The federal government wants states that tax Managed Care Organizations (MCO) to either tax all MCOs or charge another type of tax. The purpose of Managed Care is to manage cost, implementation and quality of healthcare.

MCOs in Ohio include three national for-profit plans (Buckeye Community Health Plan, Molina Healthcare of Ohio, United Healthcare Community Plan), one national nonprofit plan (CareSource) and one local for-profit plan (Paramount Advantage).

Mahoning County Commissioners and Auditor Ralph Meacham met Monday morning to present the State of the County and discuss the budget. Meacham said losing the tax will be a problem moving forward.

“We’re looking at about a 9.6 percent reduction starting in the fourth quarter of 2017. That translates to a $3.6 million reduction, not just one year, but every year here after,” he said.

Without the MCO taxes, Mahoning County will lose about $3.6 million in annual revenue, this year and every year hereafter, Meacham said.

“It does affect us by almost 10 percent, but there’s smaller counties that will be affected by 20 percent.”

Since the recession, counties have grown more reliant on sales tax revenue. Medicaid services have been making up much of those sales taxes.

“This started several years ago when the state needed to make a contribution for Medicaid and it decided to tax these Medicare organizations,” Meacham said.

The state has until the end of June, or the end of the fiscal year, to come up with a fix.

Commissioner David Ditzler said Ohio should have followed the federal government’s rules and taxed all MCOs.

“It’s incumbent upon them to tax them all equally so the governments don’t lose money and drive it all down to the townships, and the counties, and the cities and villages like they’ve continued to do.”

Meacham said the best solution the state government has come up with so far is just two years’ worth at 80 percent of the loss.

“We can’t do anything about it. The state legislature will have to act,” he said.

Some local senators and legislators said they’re adamantly working on the budget and finding a fix.

Rep. John Boccieri said taxing all MCOs is still an option.
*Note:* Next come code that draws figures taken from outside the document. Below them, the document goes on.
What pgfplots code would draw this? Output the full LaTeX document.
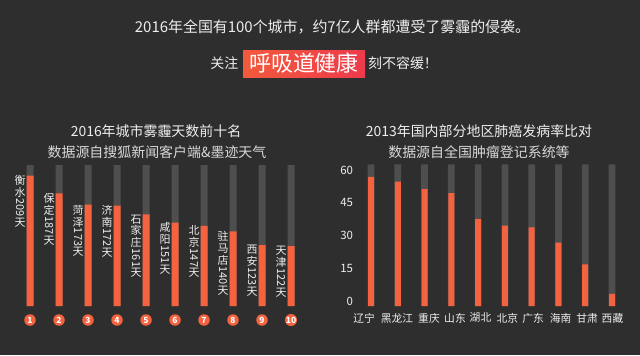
\documentclass[border=0pt]{standalone}
\usepackage{pgfplots}
\pgfplotsset{compat=1.18}
\usepackage{fontspec}
\setmainfont{Noto Sans CJK SC}
\usepackage{graphicx}
\definecolor{bg}{HTML}{2E2E2E}
\definecolor{track}{HTML}{4E4E4E}
\definecolor{barc}{HTML}{F4623F}
\definecolor{txt}{HTML}{EEEEEE}
\definecolor{sub}{HTML}{D8D8D8}
\definecolor{boxL}{HTML}{F25A3C}
\definecolor{boxR}{HTML}{EE3A4C}
\newcommand\fs[1]{\fontsize{#1}{#1}\selectfont}
\newcommand\vf{\fontsize{11}{12}\selectfont}
\newcommand\rd[1]{\rotatebox[origin=c]{-90}{#1}}
\begin{document}
\begin{tikzpicture}[x=1bp,y=1bp]
\fill[bg] (0,0) rectangle (640,355);
% headline
\node[text=txt, font=\fs{15}, inner sep=0pt] at (332.5,328) {2016年全国有100个城市，约7亿人群都遭受了雾霾的侵袭。};
\node[left color=boxL, right color=boxR, minimum width=122bp, minimum height=27bp, inner sep=0pt, text=white, font=\fs{22}] at (304,291.5) {呼吸道健康};
\node[anchor=east, inner sep=0pt, text=txt, font=\fs{14}] at (238.5,291.5) {关注};
\node[anchor=west, inner sep=0pt, text=txt, font=\fs{14}] at (368,291.5) {刻不容缓！};
% chart titles
\node[text=txt, font=\fs{14}, inner sep=0pt] at (156,224) {2016年城市雾霾天数前十名};
\node[text=sub, font=\fs{14}, inner sep=0pt] at (157,203) {数据源自搜狐新闻客户端\&墨迹天气};
\node[text=txt, font=\fs{14}, inner sep=0pt] at (479,224) {2013年国内部分地区肺癌发病率比对};
\node[text=sub, font=\fs{14}, inner sep=0pt] at (479,203) {数据源自全国肿瘤登记系统等};
% left chart
\begin{axis}[at={(1bp,49bp)}, anchor=south west, scale only axis,
  width=319bp, height=141bp, xmin=0, xmax=11, ymin=48, ymax=222,
  axis line style={draw=none}, tick style={draw=none}, ytick=\empty,
  clip mode=individual,
  xtick={1,2,3,4,5,6,7,8,9,10},
  xticklabels={1,2,3,4,5,6,7,8,9,10},
  xticklabel style={circle, fill=barc, text=white, font=\fs{8.5}\bfseries,
    inner sep=0pt, minimum size=11.5bp, anchor=center, yshift=-14bp}]
\addplot[ybar, bar width=7bp, bar shift=0pt, fill=track, draw=none]
  coordinates {(1,222) (2,222) (3,222) (4,222) (5,222) (6,222) (7,222) (8,222) (9,222) (10,222)};
\addplot[ybar, bar width=7bp, bar shift=0pt, fill=barc, draw=none]
  coordinates {(1,209) (2,187) (3,173) (4,172) (5,161) (6,151) (7,147) (8,140) (9,123) (10,122)};
\begin{scope}[every node/.style={anchor=north, inner sep=0pt, align=center, font=\vf, text=txt, xshift=-10bp}]
\node at (axis cs:1,209) {衡\\水\\\rd{209}\\天};
\node at (axis cs:2,187) {保\\定\\\rd{187}\\天};
\node at (axis cs:3,173) {菏\\泽\\\rd{173}\\天};
\node at (axis cs:4,172) {济\\南\\\rd{172}\\天};
\node at (axis cs:5,161) {石\\家\\庄\\\rd{161}\\天};
\node at (axis cs:6,151) {咸\\阳\\\rd{151}\\天};
\node at (axis cs:7,147) {北\\京\\\rd{147}\\天};
\node at (axis cs:8,140) {驻\\马\\店\\\rd{140}\\天};
\node at (axis cs:9,123) {西\\安\\\rd{123}\\天};
\node at (axis cs:10,122) {天\\津\\\rd{122}\\天};
\end{scope}
\end{axis}
% right chart
\begin{axis}[at={(357.6bp,49bp)}, anchor=south west, scale only axis,
  width=267.8bp, height=141.7bp, xmin=-0.5, xmax=9.5, ymin=0, ymax=64.7,
  axis line style={draw=none}, tick style={draw=none},
  /pgf/number format/assume math mode=true,
  ytick={0,15,30,45,60},
  yticklabel style={font=\fs{11.5}, text=txt, yshift=4.5bp, xshift=-1bp},
  xtick={-0.261,0.971,2.166,3.137,4.089,5.097,6.050,7.077,8.066,9.018},
  xticklabels={辽宁,黑龙江,重庆,山东,湖北,北京,广东,海南,甘肃,西藏},
  xticklabel style={font=\fs{10.8}, text=txt, yshift=-3.5bp}]
\addplot[ybar, bar width=6.7bp, bar shift=0pt, fill=track, draw=none]
  coordinates {(0,64.7) (1,64.7) (2,64.7) (3,64.7) (4,64.7) (5,64.7) (6,64.7) (7,64.7) (8,64.7) (9,64.7)};
\addplot[ybar, bar width=6bp, bar shift=0pt, fill=barc, draw=none]
  coordinates {(0,59.0) (1,56.8) (2,53.4) (3,51.5) (4,39.7) (5,36.7) (6,35.9) (7,28.9) (8,19.0) (9,5.5)};
\end{axis}
\end{tikzpicture}
\end{document}
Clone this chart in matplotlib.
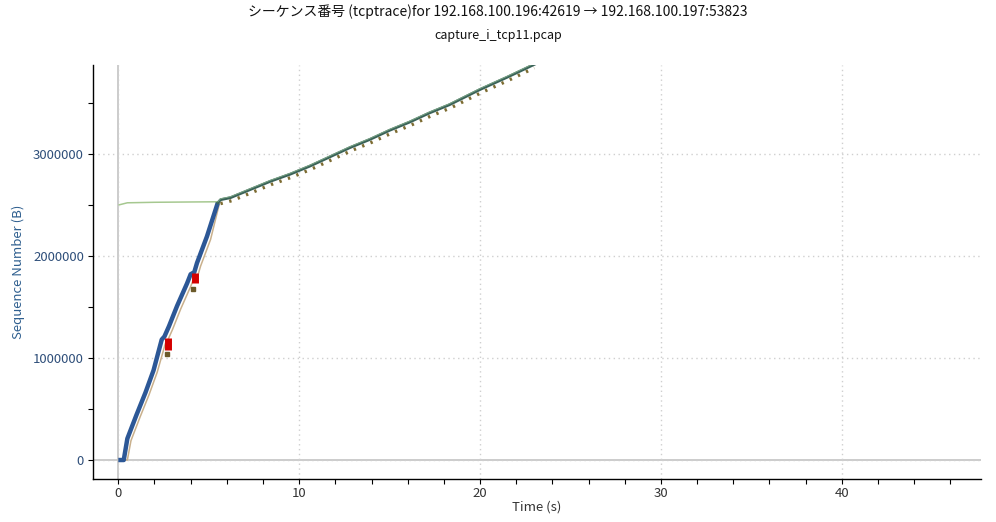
import matplotlib
matplotlib.use("Agg")
import matplotlib.pyplot as plt
from matplotlib.ticker import MultipleLocator, FuncFormatter

plt.rcParams['font.family'] = ['Noto Sans CJK JP', 'DejaVu Sans']

# --- data ---
# data segments, slow-start phase (s, bytes)
seg_t = [0.0, 0.3, 0.5, 1.0, 1.5, 1.95, 2.4, 2.55, 2.8, 3.25, 3.8, 4.0, 4.2, 4.35, 4.9, 5.5]
seg_y = [0, 0, 210000, 440000, 660000, 880000, 1180000, 1210000, 1310000, 1510000,
         1730000, 1820000, 1840000, 1930000, 2190000, 2520000]
# window-limited phase
flow_t = [5.5, 5.65, 6.2, 7.3, 8.4, 9.5, 10.6, 11.7, 12.8, 13.9, 15.0, 16.1, 17.2,
          18.3, 20.0, 21.5, 23.05]
flow_y = [2520000, 2550000, 2570000, 2650000, 2730000, 2800000, 2880000, 2970000,
          3060000, 3140000, 3230000, 3310000, 3400000, 3480000, 3630000, 3750000, 3880000]
# ack line
ack_t = [0.25, 0.5, 0.7, 1.2, 1.7, 2.15, 2.6, 2.75, 3.0, 3.45, 4.0, 4.2, 4.4,
         4.55, 5.1, 5.6]
ack_y = [0, 0, 190000, 420000, 640000, 860000, 1140000, 1180000, 1280000, 1480000,
         1700000, 1790000, 1810000, 1900000, 2160000, 2520000]
ack2_t = [5.65, 6.3, 7.4, 8.5, 9.6, 10.7, 11.8, 12.9, 14.0, 15.1, 16.2, 17.3, 18.4,
          20.1, 21.6, 23.0]
ack2_y = [2530000, 2560000, 2640000, 2720000, 2790000, 2870000, 2960000, 3050000,
          3130000, 3220000, 3300000, 3390000, 3470000, 3620000, 3740000, 3860000]
# receive window line
win_t = [0.05, 0.5, 2.0, 4.0, 5.5]
win_y = [2500000, 2520000, 2525000, 2528000, 2530000]
# SACK blocks
sack_t = [2.72, 4.22]
sack_lo = [1080000, 1730000]
sack_hi = [1200000, 1830000]
# duplicate acks
dup_t = [2.68, 4.12]
dup_y = [1040000, 1680000]

title1 = "シーケンス番号 (tcptrace)for 192.168.100.196:42619 → 192.168.100.197:53823"
title2 = "capture_i_tcp11.pcap"

fig = plt.figure(figsize=(9.96, 5.22), dpi=100)
ax = fig.add_axes([93/996, 1-479/522, (981-93)/996, (479-65)/522])

ax.set_xlim(-1.4, 47.7)
ax.set_ylim(-186000, 3870000)

ax.axvline(0, color='#c4c4c4', lw=1.2, zorder=1)
ax.axhline(0, color='#c4c4c4', lw=1.2, zorder=1)

ax.plot(win_t, win_y, color='#a6c890', lw=1.1, zorder=2)
ax.plot(ack_t, ack_y, color='#c9b08c', lw=1.1, zorder=2)
ax.plot(ack2_t, [v - 18000 for v in ack2_y], color='#7d6c32', lw=2.4,
        dashes=(0.7, 2.0), zorder=3)
ax.plot(seg_t, seg_y, color='#2c5796', lw=3.2, solid_capstyle='butt', zorder=4)
ax.plot(flow_t, flow_y, color='#3a6258', lw=2.0, zorder=4)
ax.plot(flow_t, [v + 10000 for v in flow_y], color='#7aa486', lw=0.7, zorder=5)
ax.vlines(sack_t, sack_lo, sack_hi, color='#d40000', lw=5, zorder=6)
ax.plot(dup_t, dup_y, 's', color='#6b5a2a', ms=3.5, zorder=6)

ax.xaxis.set_major_locator(MultipleLocator(10))
ax.xaxis.set_minor_locator(MultipleLocator(2))
ax.yaxis.set_major_locator(MultipleLocator(1000000))
ax.yaxis.set_minor_locator(MultipleLocator(500000))
ax.yaxis.set_major_formatter(FuncFormatter(lambda v, p: f"{int(round(v))}"))

ax.grid(True, which='major', color='#cfcfcf', linestyle=(0, (1, 2.5)), lw=1.0)
for s in ['top', 'right']:
    ax.spines[s].set_visible(False)
for s in ['left', 'bottom']:
    ax.spines[s].set_color('black')
    ax.spines[s].set_linewidth(1.0)

ax.tick_params(axis='both', which='both', direction='out', length=3.5, width=0.8,
               color='black')
ax.tick_params(axis='y', labelcolor='#2f4f7a', labelsize=9.5, pad=3)
ax.tick_params(axis='x', labelcolor='#333333', labelsize=9.5, pad=2)

ax.set_xlabel("Time (s)", fontsize=9.5, color='#333333', labelpad=1)
ax.set_ylabel("Sequence Number (B)", fontsize=9.5, color='#2f5f8f', labelpad=6)

fig.text(0.5, 1-12/522, title1, ha='center', va='center', fontsize=10, color='#111111')
fig.text(0.5, 1-36/522, title2, ha='center', va='center', fontsize=9, color='#111111')

fig.savefig("out.png", dpi=100)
He said it’s unlikely that the federal government will fix the problem.

Meacham also showed Standard and Poor’s findings for 2016. S&P said Mahoning County has a weak economy compared to others in the state with higher unemployment numbers.

S&P’s ratings for Mahoning County (PDF)

However, the findings showed the county has strong budget flexibility and debt capacity.

Other concerns were the population decrease and unemployment rate.